_WHAT TO DO_: Output the data that follows exactly, line for line.

══ GIVEN MATERIAL

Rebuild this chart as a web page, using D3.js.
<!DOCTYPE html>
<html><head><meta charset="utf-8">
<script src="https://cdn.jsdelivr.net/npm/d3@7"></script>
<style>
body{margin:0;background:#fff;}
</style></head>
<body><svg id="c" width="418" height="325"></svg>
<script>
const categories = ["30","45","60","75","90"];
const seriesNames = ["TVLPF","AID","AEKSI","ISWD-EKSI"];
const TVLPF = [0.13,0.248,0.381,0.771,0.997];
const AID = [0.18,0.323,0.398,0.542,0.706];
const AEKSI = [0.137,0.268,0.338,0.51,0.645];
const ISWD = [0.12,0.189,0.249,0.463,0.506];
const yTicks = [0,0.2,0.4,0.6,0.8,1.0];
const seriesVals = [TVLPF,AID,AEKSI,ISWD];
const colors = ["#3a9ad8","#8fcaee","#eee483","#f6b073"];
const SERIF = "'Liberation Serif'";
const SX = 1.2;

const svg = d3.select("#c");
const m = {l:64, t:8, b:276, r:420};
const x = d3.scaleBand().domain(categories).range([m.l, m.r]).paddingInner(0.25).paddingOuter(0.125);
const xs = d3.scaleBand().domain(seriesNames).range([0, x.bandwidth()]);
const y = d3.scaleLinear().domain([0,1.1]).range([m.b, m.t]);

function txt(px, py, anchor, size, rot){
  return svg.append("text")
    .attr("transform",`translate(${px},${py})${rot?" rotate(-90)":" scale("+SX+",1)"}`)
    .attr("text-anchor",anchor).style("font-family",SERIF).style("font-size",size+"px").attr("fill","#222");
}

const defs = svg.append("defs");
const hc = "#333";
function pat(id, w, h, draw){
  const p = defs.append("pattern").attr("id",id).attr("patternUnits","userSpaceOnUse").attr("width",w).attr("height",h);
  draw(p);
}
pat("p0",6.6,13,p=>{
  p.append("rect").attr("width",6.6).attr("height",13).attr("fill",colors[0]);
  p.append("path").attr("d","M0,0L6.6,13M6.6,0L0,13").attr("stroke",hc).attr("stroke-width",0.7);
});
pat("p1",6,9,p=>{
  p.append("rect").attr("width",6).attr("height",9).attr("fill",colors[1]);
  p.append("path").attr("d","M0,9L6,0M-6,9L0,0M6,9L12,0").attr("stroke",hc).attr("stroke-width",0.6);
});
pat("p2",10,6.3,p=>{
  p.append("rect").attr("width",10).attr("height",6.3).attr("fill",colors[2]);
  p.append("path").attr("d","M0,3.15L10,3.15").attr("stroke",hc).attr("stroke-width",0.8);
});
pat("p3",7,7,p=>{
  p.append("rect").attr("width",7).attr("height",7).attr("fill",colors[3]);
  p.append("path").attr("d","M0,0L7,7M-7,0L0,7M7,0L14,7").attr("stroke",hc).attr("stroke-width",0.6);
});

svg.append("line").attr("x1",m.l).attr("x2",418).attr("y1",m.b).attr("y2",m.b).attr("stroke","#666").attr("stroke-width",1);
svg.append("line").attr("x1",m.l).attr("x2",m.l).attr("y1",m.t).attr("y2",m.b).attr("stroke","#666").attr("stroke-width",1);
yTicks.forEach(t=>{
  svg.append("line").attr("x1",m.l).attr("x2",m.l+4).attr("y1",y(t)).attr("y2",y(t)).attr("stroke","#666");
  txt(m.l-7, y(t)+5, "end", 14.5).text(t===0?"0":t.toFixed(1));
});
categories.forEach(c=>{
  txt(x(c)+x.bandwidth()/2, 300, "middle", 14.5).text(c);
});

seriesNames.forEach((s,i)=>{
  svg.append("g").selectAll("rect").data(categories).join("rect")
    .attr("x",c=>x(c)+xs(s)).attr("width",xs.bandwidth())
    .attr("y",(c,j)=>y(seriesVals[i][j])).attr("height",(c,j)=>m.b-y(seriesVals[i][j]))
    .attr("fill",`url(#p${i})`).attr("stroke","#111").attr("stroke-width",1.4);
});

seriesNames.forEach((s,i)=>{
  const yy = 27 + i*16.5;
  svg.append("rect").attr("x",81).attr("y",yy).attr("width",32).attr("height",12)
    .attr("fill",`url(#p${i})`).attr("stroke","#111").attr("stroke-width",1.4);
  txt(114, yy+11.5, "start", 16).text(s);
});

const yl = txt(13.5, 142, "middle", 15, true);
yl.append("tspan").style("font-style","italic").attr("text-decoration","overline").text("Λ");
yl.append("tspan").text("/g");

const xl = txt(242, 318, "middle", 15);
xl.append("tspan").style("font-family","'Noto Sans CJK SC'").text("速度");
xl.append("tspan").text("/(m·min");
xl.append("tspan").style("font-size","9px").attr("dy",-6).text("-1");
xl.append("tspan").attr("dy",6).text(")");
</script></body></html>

════

_PROBLEM SOLUTION_:
Rebuild this chart as a web page, using D3.js.
<!DOCTYPE html>
<html><head><meta charset="utf-8">
<script src="https://cdn.jsdelivr.net/npm/d3@7"></script>
<style>
body{margin:0;background:#fff;}
</style></head>
<body><svg id="c" width="418" height="325"></svg>
<script>
const categories = ["30","45","60","75","90"];
const seriesNames = ["TVLPF","AID","AEKSI","ISWD-EKSI"];
const TVLPF = [0.13,0.248,0.381,0.771,0.997];
const AID = [0.18,0.323,0.398,0.542,0.706];
const AEKSI = [0.137,0.268,0.338,0.51,0.645];
const ISWD = [0.12,0.189,0.249,0.463,0.506];
const yTicks = [0,0.2,0.4,0.6,0.8,1.0];
const seriesVals = [TVLPF,AID,AEKSI,ISWD];
const colors = ["#3a9ad8","#8fcaee","#eee483","#f6b073"];
const SERIF = "'Liberation Serif'";
const SX = 1.2;

const svg = d3.select("#c");
const m = {l:64, t:8, b:276, r:420};
const x = d3.scaleBand().domain(categories).range([m.l, m.r]).paddingInner(0.25).paddingOuter(0.125);
const xs = d3.scaleBand().domain(seriesNames).range([0, x.bandwidth()]);
const y = d3.scaleLinear().domain([0,1.1]).range([m.b, m.t]);

function txt(px, py, anchor, size, rot){
  return svg.append("text")
    .attr("transform",`translate(${px},${py})${rot?" rotate(-90)":" scale("+SX+",1)"}`)
    .attr("text-anchor",anchor).style("font-family",SERIF).style("font-size",size+"px").attr("fill","#222");
}

const defs = svg.append("defs");
const hc = "#333";
function pat(id, w, h, draw){
  const p = defs.append("pattern").attr("id",id).attr("patternUnits","userSpaceOnUse").attr("width",w).attr("height",h);
  draw(p);
}
pat("p0",6.6,13,p=>{
  p.append("rect").attr("width",6.6).attr("height",13).attr("fill",colors[0]);
  p.append("path").attr("d","M0,0L6.6,13M6.6,0L0,13").attr("stroke",hc).attr("stroke-width",0.7);
});
pat("p1",6,9,p=>{
  p.append("rect").attr("width",6).attr("height",9).attr("fill",colors[1]);
  p.append("path").attr("d","M0,9L6,0M-6,9L0,0M6,9L12,0").attr("stroke",hc).attr("stroke-width",0.6);
});
pat("p2",10,6.3,p=>{
  p.append("rect").attr("width",10).attr("height",6.3).attr("fill",colors[2]);
  p.append("path").attr("d","M0,3.15L10,3.15").attr("stroke",hc).attr("stroke-width",0.8);
});
pat("p3",7,7,p=>{
  p.append("rect").attr("width",7).attr("height",7).attr("fill",colors[3]);
  p.append("path").attr("d","M0,0L7,7M-7,0L0,7M7,0L14,7").attr("stroke",hc).attr("stroke-width",0.6);
});

svg.append("line").attr("x1",m.l).attr("x2",418).attr("y1",m.b).attr("y2",m.b).attr("stroke","#666").attr("stroke-width",1);
svg.append("line").attr("x1",m.l).attr("x2",m.l).attr("y1",m.t).attr("y2",m.b).attr("stroke","#666").attr("stroke-width",1);
yTicks.forEach(t=>{
  svg.append("line").attr("x1",m.l).attr("x2",m.l+4).attr("y1",y(t)).attr("y2",y(t)).attr("stroke","#666");
  txt(m.l-7, y(t)+5, "end", 14.5).text(t===0?"0":t.toFixed(1));
});
categories.forEach(c=>{
  txt(x(c)+x.bandwidth()/2, 300, "middle", 14.5).text(c);
});

seriesNames.forEach((s,i)=>{
  svg.append("g").selectAll("rect").data(categories).join("rect")
    .attr("x",c=>x(c)+xs(s)).attr("width",xs.bandwidth())
    .attr("y",(c,j)=>y(seriesVals[i][j])).attr("height",(c,j)=>m.b-y(seriesVals[i][j]))
    .attr("fill",`url(#p${i})`).attr("stroke","#111").attr("stroke-width",1.4);
});

seriesNames.forEach((s,i)=>{
  const yy = 27 + i*16.5;
  svg.append("rect").attr("x",81).attr("y",yy).attr("width",32).attr("height",12)
    .attr("fill",`url(#p${i})`).attr("stroke","#111").attr("stroke-width",1.4);
  txt(114, yy+11.5, "start", 16).text(s);
});

const yl = txt(13.5, 142, "middle", 15, true);
yl.append("tspan").style("font-style","italic").attr("text-decoration","overline").text("Λ");
yl.append("tspan").text("/g");

const xl = txt(242, 318, "middle", 15);
xl.append("tspan").style("font-family","'Noto Sans CJK SC'").text("速度");
xl.append("tspan").text("/(m·min");
xl.append("tspan").style("font-size","9px").attr("dy",-6).text("-1");
xl.append("tspan").attr("dy",6).text(")");
</script></body></html>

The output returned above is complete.